For a recent project I had to make use of Western Union to send some money offshore. I had never used Western Union before, and never will again. For a business which is 100% about trust, it is abysmally run and organized. I'd have reps say they were going to call me back to confirm my home number and then not do it. So I assumed transactions weren't cleared, only to find out later that they were (OK, just one, which I pulled back). Fees were non-trivial, ca 8% for phone transactions, 4% for in-person (probably closer to reasonable).
I sent one transaction over the phone and never got a receipt. I called up and the first rep said she couldn't send an email receipt (why not?), that a snail mail one was on the way. OK. But it never got here. A month later I call back and give some slow French-sounding dude the primary key for the transaction and his system won't let him pull up any details on it. So he transfers me to another woman in West Virginia and she can't find the date it happened. Finally she pulls it all together and gets my email address, then has to forward my case to the
"correspondence desk."
One thing Western Union does do is authenticate thoroughly on the phone to guard against identity theft. That's all they do well.
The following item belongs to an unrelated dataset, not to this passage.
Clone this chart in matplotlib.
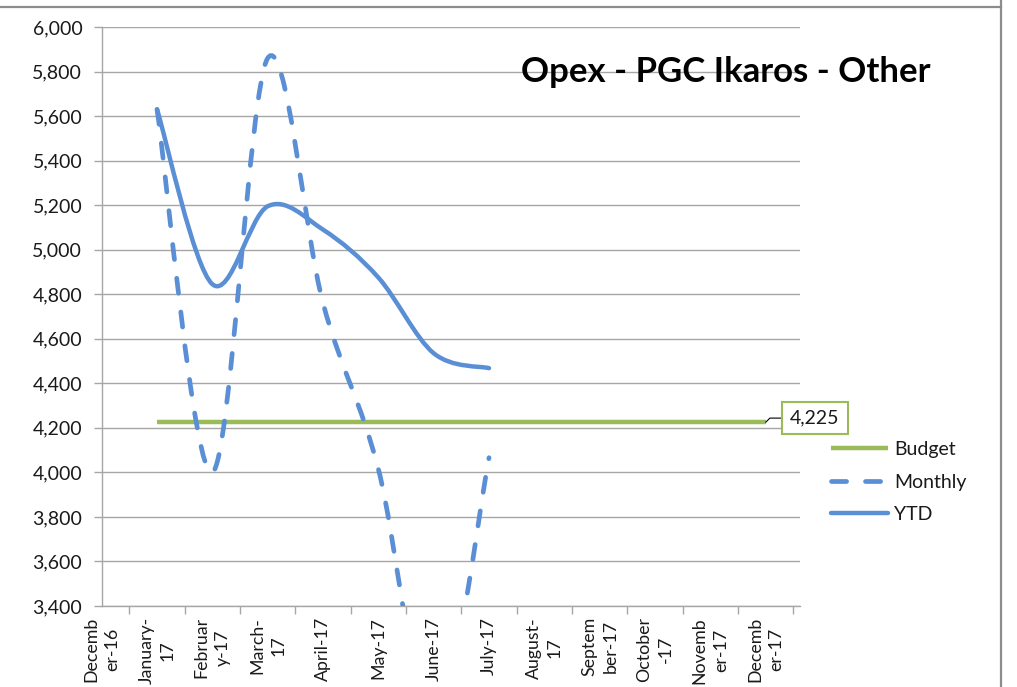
import matplotlib
matplotlib.use("Agg")
import matplotlib.pyplot as plt
from matplotlib.path import Path
from matplotlib.patches import PathPatch
from matplotlib.lines import Line2D
from matplotlib.ticker import FuncFormatter, FixedLocator
import numpy as np

plt.rcParams['font.family'] = ['Lato', 'DejaVu Sans']

# ---- data ----
categories = ["Decemb\ner-16", "January-\n17", "Februar\ny-17", "March-\n17",
              "April-17", "May-17", "June-17", "July-17", "August-\n17",
              "Septem\nber-17", "October\n-17", "Novemb\ner-17", "Decemb\ner-17"]
budget_idx = [1, 2, 3, 4, 5, 6, 7, 8, 9, 10, 11, 12]
budget = [4225, 4225, 4225, 4225, 4225, 4225, 4225, 4225, 4225, 4225, 4225, 4225]
actual_idx = [1, 2, 3, 4, 5, 6, 7]
monthly = [5630, 4000, 5860, 4760, 4015, 2850, 4066]
ytd = [5630, 4845, 5195, 5090, 4875, 4535, 4468]
title = "Opex - PGC Ikaros - Other"

BLUE = "#5A8FD6"
GREEN = "#9BBB59"
GRID = "#A6A6A6"
TXT = "#1A1A1A"

W, H = 1017, 687
fig = plt.figure(figsize=(W / 100, H / 100), dpi=100)
left, right, top, bottom = 101.7, 800, 27, 606
ax = fig.add_axes([left / W, 1 - bottom / H, (right - left) / W, (bottom - top) / H])


def smooth_path(xs, ys):
    pts = np.column_stack([xs, ys]).astype(float)
    n = len(pts)
    verts = [pts[0]]
    codes = [Path.MOVETO]
    for i in range(n - 1):
        p0 = pts[i - 1] if i > 0 else pts[i]
        p1 = pts[i]
        p2 = pts[i + 1]
        p3 = pts[i + 2] if i + 2 < n else pts[i + 1]
        c1 = p1 + (p2 - p0) / 6.0
        c2 = p2 - (p3 - p1) / 6.0
        verts += [c1, c2, p2]
        codes += [Path.CURVE4] * 3
    return Path(verts, codes)


ax.set_xlim(0.01, 12.62)
ax.set_ylim(3400, 6000)
ax.set_yticks(np.arange(3400, 6001, 200))
ax.yaxis.set_major_formatter(FuncFormatter(lambda v, p: f"{int(v):,}"))
ax.grid(axis='y', color=GRID, lw=1.0)
ax.set_axisbelow(True)

ax.set_xticks(range(len(categories)))
ax.set_xticklabels(categories, rotation=90, ha='center', va='top',
                   multialignment='center', fontsize=12.8, color=TXT, linespacing=1.4)
ax.xaxis.set_minor_locator(FixedLocator(np.arange(0.5, 12.6, 1.0)))
ax.tick_params(axis='x', which='major', length=0, pad=8)
ax.tick_params(axis='x', which='minor', length=6, color=GRID, width=1)
ax.tick_params(axis='y', length=6, color=GRID, width=1, labelsize=14, labelcolor=TXT, pad=8)

for s in ['top', 'right']:
    ax.spines[s].set_visible(False)
for s in ['left', 'bottom']:
    ax.spines[s].set_color(GRID)
    ax.spines[s].set_linewidth(1.0)

# budget
ax.plot(budget_idx, budget, color=GREEN, lw=3.2, solid_capstyle='butt', zorder=3)

# monthly dashed smooth
dash = (0, (3.2, 4.0))
pm = PathPatch(smooth_path(actual_idx, monthly), fill=False, edgecolor=BLUE, lw=3.4,
               linestyle=dash, capstyle='round', zorder=4)
ax.add_patch(pm)
# ytd smooth
py = PathPatch(smooth_path(actual_idx, ytd), fill=False, edgecolor=BLUE, lw=3.2,
               capstyle='round', joinstyle='round', zorder=4)
ax.add_patch(py)

# data label for the last budget point
ax.annotate(f"{budget[-1]:,}", xy=(budget_idx[-1], budget[-1]),
            xytext=(35.5, 3.0), textcoords='offset points',
            ha='center', va='center', fontsize=14, color=TXT,
            bbox=dict(boxstyle='square,pad=0.4', fc='white', ec=GREEN, lw=1.5),
            arrowprops=dict(arrowstyle='-', color='black', lw=0.8, shrinkA=0, shrinkB=0,
                            relpos=(0, 0.5),
                            connectionstyle='angle,angleA=180,angleB=45,rad=0'),
            annotation_clip=False, zorder=6)

# title
fig.text(725.5 / W, 1 - 72 / H, title, ha='center', va='center', fontsize=25,
         fontweight='bold', color='black')

# legend
handles = [Line2D([], [], color=GREEN, lw=3.2, solid_capstyle='butt'),
           Line2D([], [], color=BLUE, lw=3.4, linestyle=dash, dash_capstyle='round'),
           Line2D([], [], color=BLUE, lw=3.2, solid_capstyle='round')]
fig.legend(handles, ["Budget", "Monthly", "YTD"], loc='upper left',
           bbox_to_anchor=(831 / W, 1 - 441 / H), frameon=False, fontsize=14,
           handlelength=2.93, handletextpad=0.32, labelspacing=0.8,
           borderpad=0, borderaxespad=0, labelcolor=TXT)

# outer frame lines
fig.add_artist(Line2D([0, 1001 / W], [1 - 7 / H, 1 - 7 / H], transform=fig.transFigure,
                      color='#8C8C8C', lw=1.6))
fig.add_artist(Line2D([1001 / W, 1001 / W], [0, 1], transform=fig.transFigure,
                      color='#8C8C8C', lw=1.6))

fig.savefig("out.png", dpi=100)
Otherwise the place is a mess.
Most of us need not concern ourselves with this. Western Union is a business for the underclass, a way to get money home easily. But what I saw gives a small window into the quality of financial services being offered to the lower-income set: pretty shabby. I suspect there's opportunity for market entry here for better wire-transfer services at lower fees, using an already existing network such as an ATM network.